DAVAO CITY, Philippines — More teachers will lose their jobs under the K-12 program with the dropping of Filipino subjects in the general education curriculum, according to education and labor officials.
However, officials said the government has been doing what it could to cushion the impact on teachers.
Dr. Raul Alvarez, director of the Commission on Higher Education (CHED) in Southern Mindanao, said that of the existing 63 units of general education subjects, only 36 would be retained. This, he said, would “make the curriculum at par with the demands of the fast globalizing world.”
“This already constitutes evidence of possible displacement, and in worst cases, maybe, retrenchment,” Alvarez said.
He refused to give the projected number of teachers who might be displaced by changes in curriculum.
He said that in Southern Mindanao alone, 96 higher education institutions, 80 of them private schools with less than 2,000 students enrolled per semester, would be affected with the full implementation of K-12.
“They’re most vulnerable to the implementation of K-12, especially in the first two years when no student will enroll for the first year because of the K-12,” Alvarez said.
Lawyer Benjo Santos Fernandez, director of the Bureau of Labor Relations of the Department of Labor and Employment (DOLE), said education and labor officials have been drafting a bill to cushion the impact of K-12 on teaching and non-teaching personnel who would likely lose their jobs.
He said the government has come up with a bill aiming to give financial aid to those who would be affected by the education reform program.
The draft bill, for instance, has proposed the grant of financial aid to higher education institutions (HEI) and the enactment of the Tertiary Education Sector Transition Fund, Fernandez said.
“The bill that we are proposing is made up of two components.
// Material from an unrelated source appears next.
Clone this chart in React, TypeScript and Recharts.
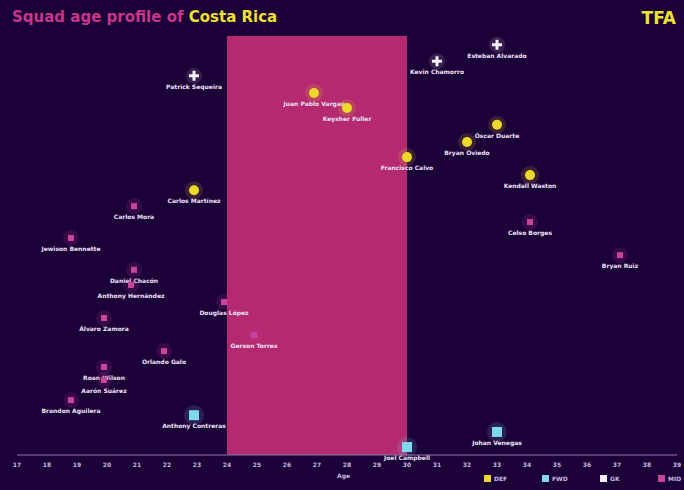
import {
  ScatterChart,
  Scatter,
  XAxis,
  YAxis,
  ReferenceArea,
} from "recharts";

// share of minutes played (%) against age
const goalkeepers = [
  { name: "Patrick Sequeira", age: 22.9, minutes: 90.5 },
  { name: "Kevin Chamorro", age: 31.0, minutes: 94.0 },
  { name: "Esteban Alvarado", age: 33.0, minutes: 97.9 },
];

const defenders = [
  { name: "Carlos Martínez", age: 22.9, minutes: 63.2 },
  { name: "Juan Pablo Vargas", age: 26.9, minutes: 86.4 },
  { name: "Keysher Fuller", age: 28.0, minutes: 82.8 },
  { name: "Francisco Calvo", age: 30.0, minutes: 71.1 },
  { name: "Bryan Oviedo", age: 32.0, minutes: 74.7 },
  { name: "Óscar Duarte", age: 33.0, minutes: 78.8 },
  { name: "Kendall Waston", age: 34.1, minutes: 66.8 },
];

const midfielders = [
  { name: "Jewison Bennette", age: 18.8, minutes: 51.8 },
  { name: "Brandon Aguilera", age: 18.8, minutes: 13.1 },
  { name: "Álvaro Zamora", age: 19.9, minutes: 32.7 },
  { name: "Roan Wilson", age: 19.9, minutes: 21.0 },
  { name: "Aarón Suárez", age: 19.9, minutes: 17.9 },
  { name: "Carlos Mora", age: 20.9, minutes: 59.4 },
  { name: "Daniel Chacón", age: 20.9, minutes: 44.2 },
  { name: "Anthony Hernández", age: 20.8, minutes: 40.6 },
  { name: "Orlando Galo", age: 21.9, minutes: 24.8 },
  { name: "Douglas López", age: 23.9, minutes: 36.5 },
  { name: "Gerson Torres", age: 24.9, minutes: 28.6 },
  { name: "Celso Borges", age: 34.1, minutes: 55.6 },
  { name: "Bryan Ruiz", age: 37.1, minutes: 47.7 },
];

const forwards = [
  { name: "Anthony Contreras", age: 22.9, minutes: 9.5 },
  { name: "Joel Campbell", age: 30.0, minutes: 1.9 },
  { name: "Johan Venegas", age: 33.0, minutes: 5.5 },
];

const ageTicks = [
  17, 18, 19, 20, 21, 22, 23, 24, 25, 26, 27, 28, 29, 30, 31, 32, 33, 34, 35,
  36, 37, 38, 39,
];

const peakAge = [24, 30];

const legendItems = [
  { label: "DEF", color: "#ecd92b" },
  { label: "FWD", color: "#7fd8ec" },
  { label: "GK", color: "#f4f0ff" },
  { label: "MID", color: "#c8459c" },
];

const bg = "#1c0038";
const font = "'DejaVu Sans', sans-serif";

function playerLabel(cx: number, cy: number, name: string) {
  return (
    <text
      x={cx}
      y={cy + 13}
      textAnchor="middle"
      fontSize={6}
      fontWeight="bold"
      fontFamily={font}
      fill="#ece4f6"
    >
      {name}
    </text>
  );
}

const gkShape = (props: any) => {
  const { cx, cy, payload } = props;
  return (
    <g>
      <circle cx={cx} cy={cy} r={8} fill="#ffffff" opacity={0.12} />
      <path
        d={`M${cx - 1.5},${cy - 5}h3v3.5h3.5v3h-3.5v3.5h-3v-3.5h-3.5v-3h3.5z`}
        fill="#f4f0ff"
      />
      {playerLabel(cx, cy, payload.name)}
    </g>
  );
};

const defShape = (props: any) => {
  const { cx, cy, payload } = props;
  return (
    <g>
      <circle cx={cx} cy={cy} r={9} fill="#ecd92b" opacity={0.15} />
      <circle cx={cx} cy={cy} r={5} fill="#ecd92b" />
      {playerLabel(cx, cy, payload.name)}
    </g>
  );
};

const midShape = (props: any) => {
  const { cx, cy, payload } = props;
  return (
    <g>
      <circle cx={cx} cy={cy} r={8} fill="#c8459c" opacity={0.15} />
      <rect x={cx - 3} y={cy - 3} width={6} height={6} fill="#c8459c" />
      {playerLabel(cx, cy, payload.name)}
    </g>
  );
};

const fwdShape = (props: any) => {
  const { cx, cy, payload } = props;
  return (
    <g>
      <circle cx={cx} cy={cy} r={10} fill="#7fd8ec" opacity={0.15} />
      <rect x={cx - 5} y={cy - 5} width={10} height={10} fill="#7fd8ec" />
      {playerLabel(cx, cy, payload.name)}
    </g>
  );
};

export default function App() {
  return (
    <div
      style={{
        position: "absolute",
        left: 0,
        top: 0,
        width: 684,
        height: 490,
        background: bg,
        fontFamily: font,
      }}
    >
      <ScatterChart
        width={684}
        height={490}
        margin={{ top: 36, right: 7, bottom: 15, left: 17 }}
      >
        <XAxis
          type="number"
          dataKey="age"
          domain={[17, 39]}
          ticks={ageTicks}
          interval={0}
          height={20}
          tickLine={false}
          axisLine={{ stroke: "#8a78b8", strokeWidth: 1 }}
          tick={{ fontSize: 6, fill: "#c8bce0", fontFamily: font, fontWeight: "bold" }}
          tickMargin={2}
        />
        <YAxis
          type="number"
          dataKey="minutes"
          domain={[0, 100]}
          hide
          width={0}
        />
        <ReferenceArea
          x1={peakAge[0]}
          x2={peakAge[1]}
          y1={0}
          y2={100}
          fill="#b4296f"
          fillOpacity={1}
          stroke="none"
        />
        <Scatter data={midfielders} shape={midShape} isAnimationActive={false} />
        <Scatter data={forwards} shape={fwdShape} isAnimationActive={false} />
        <Scatter data={defenders} shape={defShape} isAnimationActive={false} />
        <Scatter data={goalkeepers} shape={gkShape} isAnimationActive={false} />
      </ScatterChart>

      <div
        style={{
          position: "absolute",
          left: 12,
          top: 8,
          fontSize: 15,
          fontWeight: "bold",
          color: "#c8368a",
        }}
      >
        Squad age profile of <span style={{ color: "#ece230" }}>Costa Rica</span>
      </div>
      <div
        style={{
          position: "absolute",
          right: 8,
          top: 8,
          fontSize: 17,
          fontWeight: "bold",
          color: "#ece230",
        }}
      >
        TFA
      </div>
      <div
        style={{
          position: "absolute",
          left: 337,
          top: 472,
          fontSize: 6,
          fontWeight: "bold",
          color: "#c8bce0",
        }}
      >
        Age
      </div>
      {legendItems.map((item, i) => (
        <div
          key={item.label}
          style={{
            position: "absolute",
            left: 484 + i * 58,
            top: 475,
            display: "flex",
            alignItems: "center",
            fontSize: 6,
            fontWeight: "bold",
            color: "#c8bce0",
          }}
        >
          <span
            style={{
              display: "inline-block",
              width: 7,
              height: 7,
              background: item.color,
              marginRight: 3,
            }}
          />
          {item.label}
        </div>
      ))}
    </div>
  );
}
First is providing complementary vouchers to public school students entering senior high school in private schools and the other is financial assistance to retained and retrenched teaching and non-teaching personnel,” he said, adding they would resort to retrenchment only as a “last recourse.”
Alvarez said the subjects proposed to be taken out of the general education curriculum included Filipino.
“Unfortunately, Filipino is included in the subjects to be dropped from the grades 11 and 12,” Alvarez said. “It is still an issue right now, and we’re having a series of consultations so that we can answer it at the national level as a policy, but you have to understand that the context of the new curriculum is presumed on the fact that students are ready for college,” he said.